June 17, 2008
U.K. Minister wants to "put a price on carbon" for ships
The drumbeat for some sort of carbon tax on international shipping keeps rolling.
U.K. Transport Minister Ruth Kelly is among those pressing for tougher action on emissions from ships.
Speaking at the ceremonial reopening of IMO's London headquarters, Mrs. Kelly noted that at a time of rising food and energy prices, the maritime sector must continue meeting demand efficiently and profitably if it is to support the global economy.
"But," she declared, "long-term rising demand presents its own challenges - the most urgent and serious of which is shipping's contribution to climate change."
Noting estimates that shipping accounts for up to 4.5% of global greenhouse gas emissions--and that its contribution is accelerating, she said "I think we all need to agree that more must be done to alleviate maritime carbon emissions.

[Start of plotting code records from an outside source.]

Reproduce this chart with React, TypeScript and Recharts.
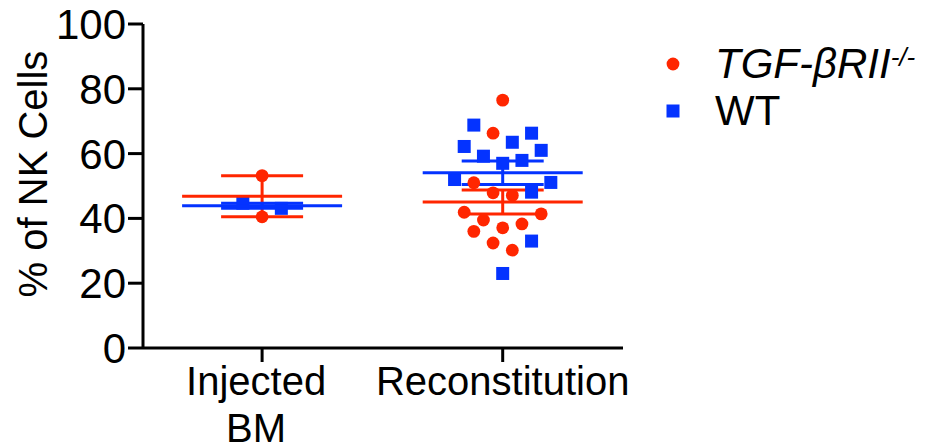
import { ErrorBar, Label, Legend, Scatter, ScatterChart, XAxis, YAxis } from "recharts";

const categories = ["Injected BM", "Reconstitution"];
const yTicks = [0, 20, 40, 60, 80, 100];

// % of NK cells per mouse, one inner list per category
const tgfValues = [
  [53.2, 40.5],
  [76.5, 66.3, 51.0, 47.9, 47.1, 41.9, 41.4, 39.5, 38.3, 37.1, 36.0, 32.4, 30.2],
];
// column of each dot inside the swarm (0 = category centre)
const tgfSlots = [
  [0, 0],
  [0, -1, -3, -1, 1, -4, 4, -2, 2, 0, -3, -1, 1],
];
const wtValues = [
  [44.7, 43.1],
  [68.8, 66.3, 63.5, 62.2, 61.0, 59.2, 57.9, 57.0, 52.0, 51.1, 48.1, 33.0, 23.0],
];
const wtSlots = [
  [-2, 2],
  [-3, 3, 1, -4, 4, -2, 2, 0, -5, 5, 3, 3, 0],
];

const RED = "#FF2600";
const BLUE = "#0433FF";
const FONT = "'Liberation Sans', Arial, sans-serif";
const SLOT = 0.04;

const toPoints = (values: number[][], slots: number[][]) =>
  values.flatMap((vals, g) => vals.map((v, i) => ({ x: g + 1 + slots[g][i] * SLOT, y: v })));

// mean ± SEM per category
const toSummary = (values: number[][]) =>
  values.map((vals, g) => {
    const n = vals.length;
    const mean = vals.reduce((a, b) => a + b, 0) / n;
    const sd = Math.sqrt(vals.reduce((a, b) => a + (b - mean) ** 2, 0) / (n - 1));
    return { x: g + 1, y: mean, err: sd / Math.sqrt(n) };
  });

const tgfPoints = toPoints(tgfValues, tgfSlots);
const wtPoints = toPoints(wtValues, wtSlots);
const tgfSummary = toSummary(tgfValues);
const wtSummary = toSummary(wtValues);

const Dot = (p: any) => <circle cx={p.cx} cy={p.cy} r={6.4} fill={RED} />;
const Square = (p: any) => <rect x={p.cx - 6.5} y={p.cy - 6.5} width={13} height={13} fill={BLUE} />;
const meanLine = (color: string) => (p: any) =>
  <line x1={p.cx - 80} x2={p.cx + 80} y1={p.cy} y2={p.cy} stroke={color} strokeWidth={3} />;

const CategoryTick = ({ x, y, payload }: any) => {
  const words = categories[payload.value - 1].split(" ");
  const shift = words.length > 1 ? -6 : 0;
  return (
    <text x={x + shift} y={y} textAnchor="middle" fontSize={40} fontFamily={FONT} fill="#000">
      {words.map((w, i) => (
        <tspan key={w} x={x + shift} dy={i === 0 ? 31 : 47}>{w}</tspan>
      ))}
    </text>
  );
};

const LegendBox = () => (
  <div style={{ fontFamily: FONT, fontSize: 42, lineHeight: "47px", color: "#000" }}>
    <div style={{ display: "flex", alignItems: "center" }}>
      <svg width={55} height={20}><circle cx={13} cy={10} r={6.4} fill={RED} /></svg>
      <span style={{ fontStyle: "italic" }}>
        TGF-βRII<sup style={{ fontSize: 26, verticalAlign: "12px", lineHeight: 0 }}>-/-</sup>
      </span>
    </div>
    <div style={{ display: "flex", alignItems: "center" }}>
      <svg width={55} height={20}><rect x={6.5} y={3.5} width={13} height={13} fill={BLUE} /></svg>
      <span>WT</span>
    </div>
  </div>
);

export default function App() {
  return (
    <div style={{ position: "absolute", left: 0, top: 0, fontFamily: FONT }}>
      <ScatterChart width={929} height={448} margin={{ top: 24, right: 306, bottom: 0, left: 0 }}>
        <XAxis
          type="number"
          dataKey="x"
          domain={[0.505, 2.5]}
          ticks={[1, 2]}
          height={100}
          tickSize={14}
          stroke="#000"
          strokeWidth={3}
          tick={<CategoryTick />}
          allowDataOverflow
        />
        <YAxis
          type="number"
          dataKey="y"
          domain={[0, 100]}
          ticks={yTicks}
          width={143}
          tickSize={15}
          stroke="#000"
          strokeWidth={3}
          tick={{ fontSize: 42, fill: "#000", fontFamily: FONT }}
        >
          <Label
            content={() => (
              <text x={47} y={174} transform="rotate(-90 47 174)" textAnchor="middle" fontSize={40} fontFamily={FONT} fill="#000">
                % of NK Cells
              </text>
            )}
          />
        </YAxis>
        <Legend
          layout="vertical"
          align="center"
          verticalAlign="middle"
          wrapperStyle={{ left: 660, top: 40, width: 269 }}
          content={() => <LegendBox />}
        />
        <Scatter data={tgfPoints} shape={Dot} isAnimationActive={false} />
        <Scatter data={wtPoints} shape={Square} isAnimationActive={false} />
        <Scatter data={tgfSummary} shape={meanLine(RED)} isAnimationActive={false}>
          <ErrorBar dataKey="err" direction="y" width={41} stroke={RED} strokeWidth={3} isAnimationActive={false} />
        </Scatter>
        <Scatter data={wtSummary} shape={meanLine(BLUE)} isAnimationActive={false}>
          <ErrorBar dataKey="err" direction="y" width={41} stroke={BLUE} strokeWidth={3} isAnimationActive={false} />
        </Scatter>
      </ScatterChart>
    </div>
  );
}
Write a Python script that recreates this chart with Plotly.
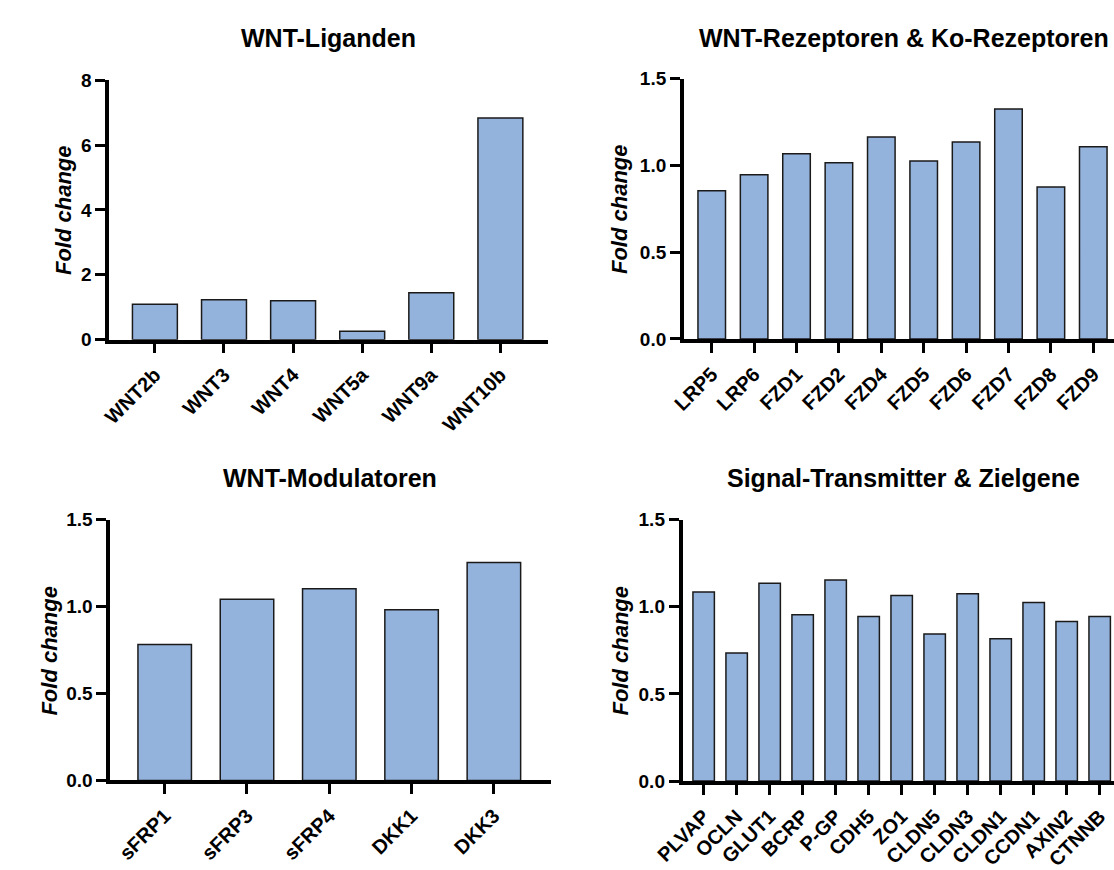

Calling for the problem to be tackled on an international level, she said that meant looking at the potential for new technologies like hydrogen fuel cells, and for operational improvements, "such as slowing down ships to maximize fuel efficiency."
"And it means that proposals for putting a price on carbon through a global emissions trading scheme must be carefully assessed. Such a scheme would provide incentives to the industry to improve the carbon efficiency of ships, and ensure reductions in emissions were achieved at minimum cost."